The majority of the economists forecasted fourth-quarter growth to have slowed compared with the stronger-than-expected 7.1 per cent year-on-year expansion in the third quarter.

These are Rizal Commercial Banking Corp’s Michael Ricafort and United Overseas Bank’s Loke Siew Ting (seven per cent); ING’s Nicholas Antonio Mapa and Pantheon Macroeconomics’ Miguel Chanco (6.7 per cent); and Sun Life Financial’s Patrick Ella (6.6 per cent).

Offering lower figures still were Bank of the Philippine Islands’ Emilio Neri Jr and Standard Chartered’s Jonathan Koh (6.5 per cent); Goldman Sachs Economics Research (6.4 per cent); and Philippine National Bank’s Alvin Arogo (six per cent).

“The fourth-quarter data prints would imply that our full-year 2021 real GDP growth forecast increases to 5.3 per cent from 5.1 per cent previously and 2022 real GDP growth forecast mechanically increases to 7.7 per cent from 7.1 per cent previously,” investment banking giant Goldman Sachs said in a report.

Security Bank’s Robert Dan Roces projected fourth-quarter 2021 GDP growth at 5.8 per cent year-on-year; ANZ’s Sanjay Mathur, 5.3 per cent; Spencer, DBS’ Han Teng Chua, and UnionBank’s Ruben Carlo Asuncion, 5.2 per cent; Moody’s Analytics’ Sonia Zhu, 5.1 per cent; BDO Unibank’s Jonathan Ravelas, five per cent; HSBC Global Research, 4.9 per cent; University of Asia and the Pacific’s Victor Abola, 4.1 per cent; and Oxford Economics’ Makoto Tsuchiya, 3.9 per cent.

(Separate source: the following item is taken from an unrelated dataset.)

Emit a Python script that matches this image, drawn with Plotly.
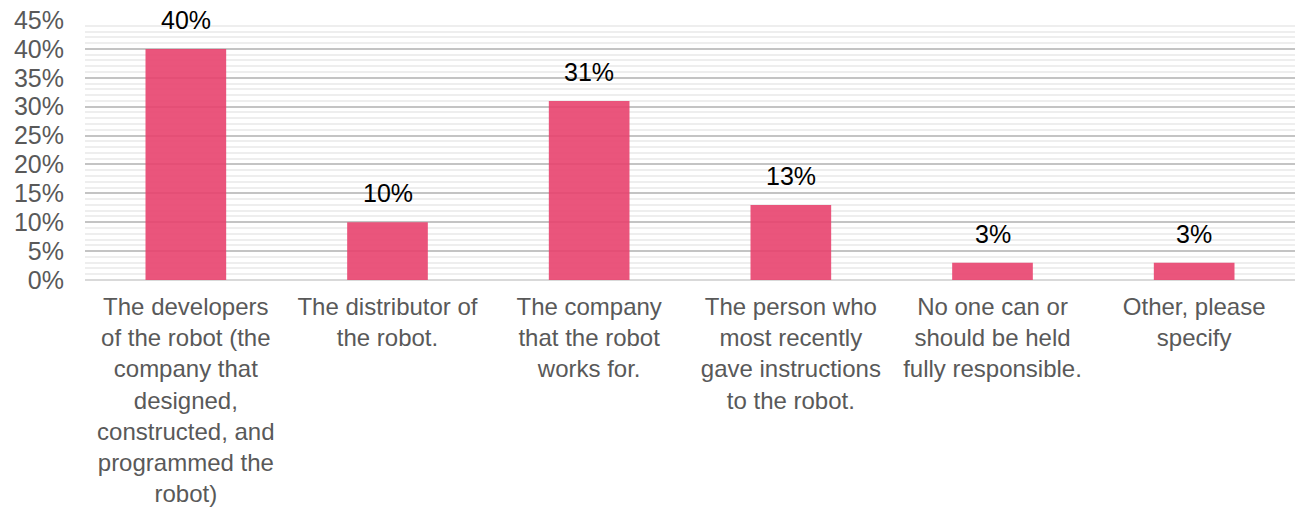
import plotly.graph_objects as go

categories = [
    "The developers<br>of the robot (the<br>company that<br>designed,<br>constructed, and<br>programmed the<br>robot)",
    "The distributor of<br>the robot.",
    "The company<br>that the robot<br>works for.",
    "The person who<br>most recently<br>gave instructions<br>to the robot.",
    "No one can or<br>should be held<br>fully responsible.",
    "Other, please<br>specify",
]
values = [0.40, 0.10, 0.31, 0.13, 0.03, 0.03]
labels = ["40%", "10%", "31%", "13%", "3%", "3%"]
y_ticks = [i * 0.05 for i in range(10)]
y_tick_text = [f"{i * 5}%" for i in range(10)]

FONT = "Liberation Sans, Arial, sans-serif"

fig = go.Figure(
    go.Bar(
        x=categories,
        y=values,
        marker=dict(color="rgba(232,67,110,0.9)", line=dict(width=0)),
        hoverinfo="x+y",
    )
)

# value labels floating above each bar
for cat, val, lab in zip(categories, values, labels):
    fig.add_annotation(
        x=cat,
        y=val,
        text=lab,
        showarrow=False,
        yanchor="bottom",
        yshift=13,
        font=dict(family=FONT, size=25, color="#000000"),
    )

fig.update_layout(
    width=1295,
    height=510,
    margin=dict(l=85, r=0, t=20, b=230),
    paper_bgcolor="white",
    plot_bgcolor="white",
    bargap=0.6,
    showlegend=False,
    font=dict(family=FONT, color="#595959"),
)

fig.update_xaxes(
    showgrid=False,
    showline=False,
    ticks="",
    tickangle=0,
    tickfont=dict(family=FONT, size=24, color="#595959"),
    ticklabelstandoff=10,
    automargin=False,
)

fig.update_yaxes(
    range=[0, 0.45],
    tickvals=y_ticks,
    ticktext=y_tick_text,
    tickfont=dict(family=FONT, size=25, color="#595959"),
    showgrid=True,
    gridcolor="#C4C4C4",
    gridwidth=1.5,
    minor=dict(dtick=0.01, showgrid=True, gridcolor="#EEEEEE", gridwidth=1.5, ticks=""),
    zeroline=True,
    zerolinecolor="#D9D9D9",
    zerolinewidth=1.5,
    showline=False,
    ticks="",
    ticklabelstandoff=20,
    automargin=False,
)

fig.write_html("out.html")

For Tsuchiya, “high underemployment rate and only modest growth in remittances likely put a lid on private consumption growth; at the same time, weaker demand from China and other major trading partners resulted in slower growth in goods exports” during the final quarter of 2021.

Economists also expect a bigger fourth-quarter GDP compared to third-quarter output, with estimates ranging from 0.7-to-four-per cent quarter-on-quarter growth.

However, last year’s revert to economic growth still presented challenges before returning to pre-pandemic potential. Deutsche Bank’s Michael Spencer noted that “recovery in the Philippines is expected to be a gradual process and medium-term growth is likely to be slightly slower” than how fast it should have grown if Covid-19 did not happen.

Spencer estimated the about 16-per cent gap in current real GDP and the Philippines’ pre-pandemic trajectory was “unlikely to close” even until 2023. For this year, the majority of economists fear the government’s ambitious seven-to-nine per cent growth target may be sidetracked by lingering risks from Covid-19, including the emergence of more infectious variants like Omicron, which sent the number of cases surging this month.

Chanco, who was the least optimistic with a 2022 GDP growth forecast of only 4.5 per cent, said: “The government’s seven-to-nine per cent forecast for this year was already going to be a stretch, even before the Omicron outbreak erupted.

“As far as I can tell, the Philippines has enacted some of the toughest anti-Omicron restrictions in ASEAN, which will only serve to cement its status as one of the region’s economic underperformers.”